INFORMATION SUPPLIED:

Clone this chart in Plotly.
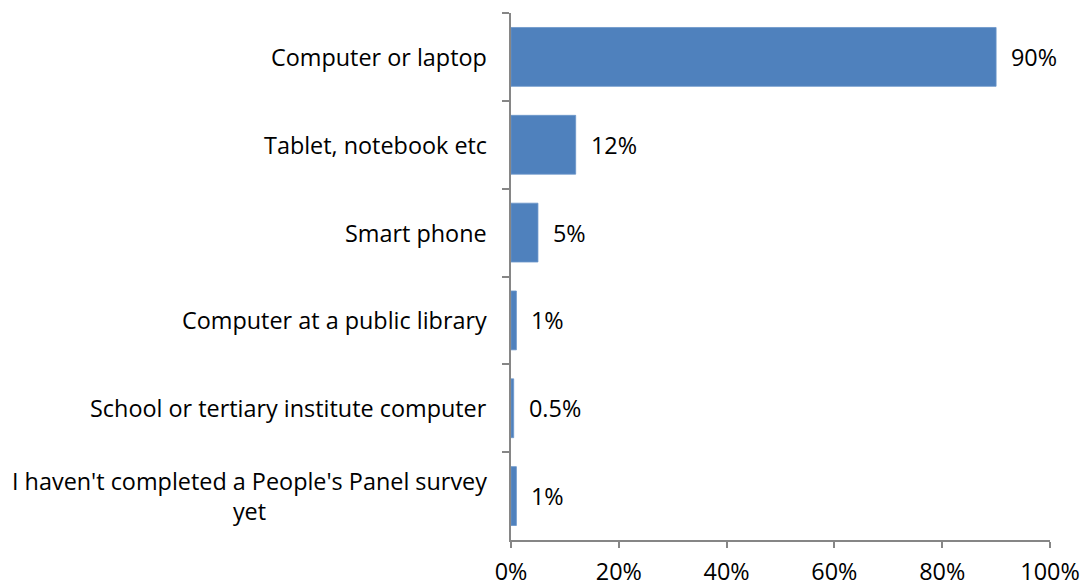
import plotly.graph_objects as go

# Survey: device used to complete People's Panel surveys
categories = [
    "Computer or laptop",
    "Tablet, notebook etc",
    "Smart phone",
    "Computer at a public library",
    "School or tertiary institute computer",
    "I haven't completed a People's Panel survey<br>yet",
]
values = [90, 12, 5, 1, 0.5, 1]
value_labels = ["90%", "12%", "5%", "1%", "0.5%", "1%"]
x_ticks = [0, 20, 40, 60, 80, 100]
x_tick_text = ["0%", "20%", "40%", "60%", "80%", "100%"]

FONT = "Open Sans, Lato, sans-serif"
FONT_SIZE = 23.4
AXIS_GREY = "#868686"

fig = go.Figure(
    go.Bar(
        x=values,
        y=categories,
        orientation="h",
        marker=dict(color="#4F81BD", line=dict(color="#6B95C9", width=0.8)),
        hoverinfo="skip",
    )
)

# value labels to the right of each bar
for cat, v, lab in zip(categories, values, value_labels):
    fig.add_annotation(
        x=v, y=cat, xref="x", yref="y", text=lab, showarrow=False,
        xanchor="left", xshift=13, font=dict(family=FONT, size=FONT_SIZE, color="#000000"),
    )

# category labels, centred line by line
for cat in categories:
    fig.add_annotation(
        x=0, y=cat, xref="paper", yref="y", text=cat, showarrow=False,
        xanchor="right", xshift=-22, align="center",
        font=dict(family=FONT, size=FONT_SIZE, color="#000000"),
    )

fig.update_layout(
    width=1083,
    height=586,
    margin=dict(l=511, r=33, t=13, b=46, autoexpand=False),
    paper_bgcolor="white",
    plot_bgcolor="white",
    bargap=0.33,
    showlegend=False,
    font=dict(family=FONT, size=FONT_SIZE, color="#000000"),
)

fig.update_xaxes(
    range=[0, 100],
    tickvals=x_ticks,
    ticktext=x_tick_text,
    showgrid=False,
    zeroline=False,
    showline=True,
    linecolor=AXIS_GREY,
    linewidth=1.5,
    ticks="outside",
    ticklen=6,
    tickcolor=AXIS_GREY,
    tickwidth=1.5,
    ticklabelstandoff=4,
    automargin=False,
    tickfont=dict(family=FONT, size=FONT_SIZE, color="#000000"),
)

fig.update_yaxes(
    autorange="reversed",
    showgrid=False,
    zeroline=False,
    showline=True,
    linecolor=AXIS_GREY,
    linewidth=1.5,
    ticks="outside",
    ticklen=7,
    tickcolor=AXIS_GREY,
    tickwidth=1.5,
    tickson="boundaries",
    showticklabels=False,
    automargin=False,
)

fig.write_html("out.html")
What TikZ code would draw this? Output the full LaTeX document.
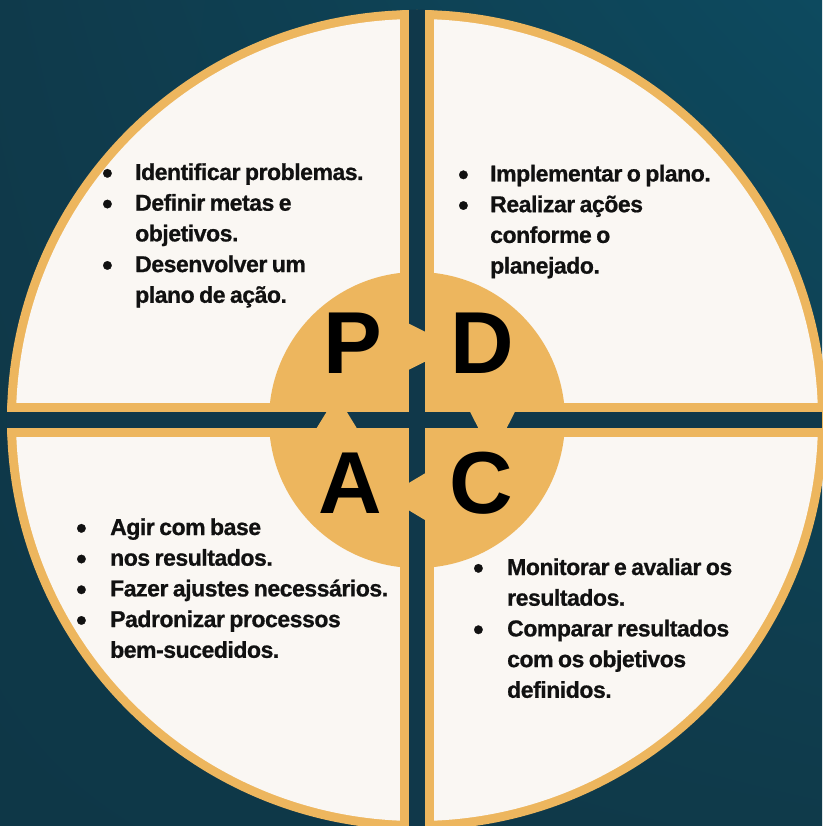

EXERCISE: Output the entries above exactly. Drop the pictures.

ANSWER TO THE EXERCISE:
Clone this chart in Plotly.
import plotly.graph_objects as go

# Survey: device used to complete People's Panel surveys
categories = [
    "Computer or laptop",
    "Tablet, notebook etc",
    "Smart phone",
    "Computer at a public library",
    "School or tertiary institute computer",
    "I haven't completed a People's Panel survey<br>yet",
]
values = [90, 12, 5, 1, 0.5, 1]
value_labels = ["90%", "12%", "5%", "1%", "0.5%", "1%"]
x_ticks = [0, 20, 40, 60, 80, 100]
x_tick_text = ["0%", "20%", "40%", "60%", "80%", "100%"]

FONT = "Open Sans, Lato, sans-serif"
FONT_SIZE = 23.4
AXIS_GREY = "#868686"

fig = go.Figure(
    go.Bar(
        x=values,
        y=categories,
        orientation="h",
        marker=dict(color="#4F81BD", line=dict(color="#6B95C9", width=0.8)),
        hoverinfo="skip",
    )
)

# value labels to the right of each bar
for cat, v, lab in zip(categories, values, value_labels):
    fig.add_annotation(
        x=v, y=cat, xref="x", yref="y", text=lab, showarrow=False,
        xanchor="left", xshift=13, font=dict(family=FONT, size=FONT_SIZE, color="#000000"),
    )

# category labels, centred line by line
for cat in categories:
    fig.add_annotation(
        x=0, y=cat, xref="paper", yref="y", text=cat, showarrow=False,
        xanchor="right", xshift=-22, align="center",
        font=dict(family=FONT, size=FONT_SIZE, color="#000000"),
    )

fig.update_layout(
    width=1083,
    height=586,
    margin=dict(l=511, r=33, t=13, b=46, autoexpand=False),
    paper_bgcolor="white",
    plot_bgcolor="white",
    bargap=0.33,
    showlegend=False,
    font=dict(family=FONT, size=FONT_SIZE, color="#000000"),
)

fig.update_xaxes(
    range=[0, 100],
    tickvals=x_ticks,
    ticktext=x_tick_text,
    showgrid=False,
    zeroline=False,
    showline=True,
    linecolor=AXIS_GREY,
    linewidth=1.5,
    ticks="outside",
    ticklen=6,
    tickcolor=AXIS_GREY,
    tickwidth=1.5,
    ticklabelstandoff=4,
    automargin=False,
    tickfont=dict(family=FONT, size=FONT_SIZE, color="#000000"),
)

fig.update_yaxes(
    autorange="reversed",
    showgrid=False,
    zeroline=False,
    showline=True,
    linecolor=AXIS_GREY,
    linewidth=1.5,
    ticks="outside",
    ticklen=7,
    tickcolor=AXIS_GREY,
    tickwidth=1.5,
    tickson="boundaries",
    showticklabels=False,
    automargin=False,
)

fig.write_html("out.html")
What TikZ code would draw this? Output the full LaTeX document.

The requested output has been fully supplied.